Why take out a personal loan?
Remember that since you pay interest on a personal loan, you will always pay back more than you’ve borrowed. So it’s worth thinking about if a personal loan is right for you as there might be better options out there.
A personal loan could be a good choice if you want a steady way of borrowing. Since you agree to the terms of the loan beforehand, you should know how much your monthly repayments will be and how long you have to pay off the loan. This will help if you need to work to a strict budget each month. (Obviously it’s a little different if you take a variable interest loan – see below)
However, you may not want to take out a personal loan if you can borrow the amount you need on a credit card. For example, if you can get a credit card with a 0% interest offer you may be able to borrow the money for little or no charge. Be aware this may only save you money if you’re able to repay the full balance before the 0% interest period ends.
Secured vs unsecured personal loans
A personal loan can be secured or unsecured.
Secured - a secured loan means the loan is being secured by an asset you have – such as your car or house. If you fail to repay the loan, the lender can sell your asset to help recoup the money they’re owed. Because of this, secured loans usually have lower rates of interest than unsecured loans because there’s less risk for the lender (but of course there’s a much bigger risk for yourself!)
Unsecured - an unsecured loan is a loan that is not secured to anything you currently own – this might have a higher rate of interest than a secured loan, but you won’t lose your car/house if you fail to repay it.
Fixed-interest or variable-interest rate personal loans
There are two types of interest options you might be offered on a personal loan; a fixed-interest loan or a variable-interest loan.
A fixed-interest loan - a fixed-interest loan means the interest you agree to when you take out the loan will always stay the same – it is fixed. So you’ll pay the same amount of interest on each repayment you make. This might be a better option if you’re on a tight budget because you’ll never be caught out if rates go up.

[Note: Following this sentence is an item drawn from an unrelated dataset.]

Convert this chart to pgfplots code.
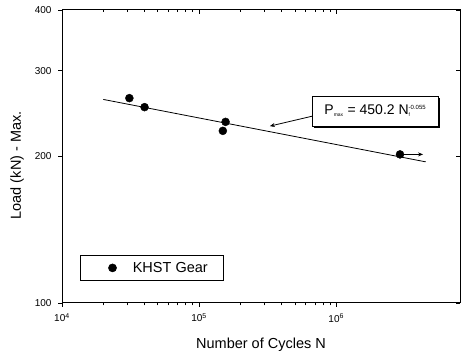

A variable-interest loan - a variable-interest loan means the amount of interest you pay on your loan might go up and down. A variable interest loan might offer a lower interest than a fixed-interest loan, but remember this can change and it could become more expensive.
Check your credit score
Your credit score is really important when it comes to personal loans because lenders use this as a basis to determine how much money they will loan you and how much interest they’ll charge.

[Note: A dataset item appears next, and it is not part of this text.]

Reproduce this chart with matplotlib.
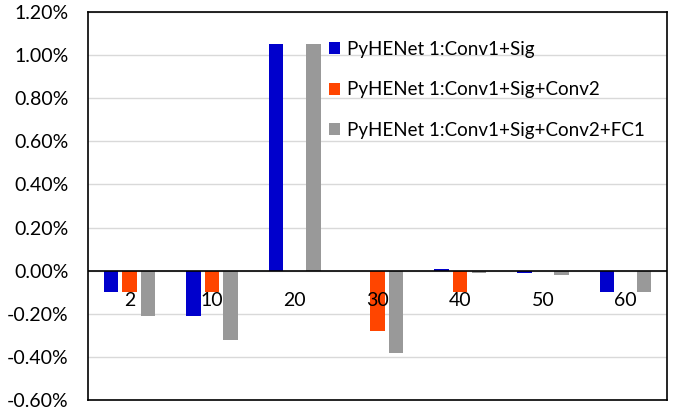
import matplotlib
matplotlib.use("Agg")
import matplotlib.pyplot as plt
from matplotlib.patches import Patch
from matplotlib.ticker import FuncFormatter
import numpy as np

plt.rcParams['font.family'] = ['Lato', 'DejaVu Sans']

categories = ["2", "10", "20", "30", "40", "50", "60"]
series_names = [
    "PyHENet 1:Conv1+Sig",
    "PyHENet 1:Conv1+Sig+Conv2",
    "PyHENet 1:Conv1+Sig+Conv2+FC1",
]
conv1_sig = [-0.10, -0.21, 1.05, 0.00, 0.01, -0.01, -0.10]
conv1_sig_conv2 = [-0.10, -0.10, 0.00, -0.28, -0.10, 0.00, 0.00]
conv1_sig_conv2_fc1 = [-0.21, -0.32, 1.05, -0.38, -0.01, -0.02, -0.10]
colors = ["#0000CC", "#FF4500", "#999999"]

fig = plt.figure(figsize=(6.75, 4.07), dpi=100)
ax = fig.add_axes([88 / 675, 1 - 400 / 407, 579 / 675, 388 / 407])

x = np.arange(len(categories))
width = 0.176
offsets = [-0.2245, 0.0, 0.2245]
for vals, off, col in zip([conv1_sig, conv1_sig_conv2, conv1_sig_conv2_fc1], offsets, colors):
    ax.bar(x + off, vals, width=width, color=col, zorder=2)

ax.set_xlim(-0.5, len(categories) - 0.5)
ax.set_ylim(-0.60, 1.20)
ax.set_yticks(np.arange(-0.60, 1.21, 0.20))
ax.yaxis.set_major_formatter(FuncFormatter(lambda v, p: f"{v:.2f}%"))
ax.tick_params(axis='y', length=0, labelsize=14, pad=14)
ax.grid(axis='y', color='#D9D9D9', linewidth=1, zorder=0)
ax.axhline(0, color='black', linewidth=1.2, zorder=3)

ax.set_xticks([])
for xi, lab in zip(x, categories):
    ax.text(xi, -0.098, lab, ha='center', va='top', fontsize=14, zorder=4)

for s in ax.spines.values():
    s.set_color('black')
    s.set_linewidth(1.2)

handles = [Patch(facecolor=c, edgecolor='none') for c in colors]
fig.legend(handles, series_names, loc='upper left',
           bbox_to_anchor=(312 / 675, 1 - 24 / 407), frameon=False,
           fontsize=13.5, handlelength=0.6, handleheight=0.6, handletextpad=0.35,
           labelspacing=1.25)

fig.savefig("out.png", dpi=100)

So before you apply it’s worth checking your credit rating, making sure it’s accurate and finding out the steps you can take to improve it. This could save you a lot of money over time. Read this blog to find out how to improve your credit rating, and login to ClearScore to get your credit rating for free.
Make a budget
Before you take out a loan, it’s worth making a budget to work out exactly how much money you need to borrow and what you can afford to pay back each month. It may sound obvious but you need to make sure you can afford the loan.
Do the maths
Some companies will offer you a lower rate of interest if you borrow more money. This has both good and bad points. You may find that if you borrow slightly more money at a lower interest rate, you could end up paying less interest overall. However, you may end up falling for the temptation of borrowing far more money than you need and paying even more interest. So before you sign anything, it’s wise to do some calculations to see what you could save.
Check the small print
Sometimes loans include fees or conditions that you won’t immediately see (such as early repayment fees) so make sure you've read through the small print before you sign anything.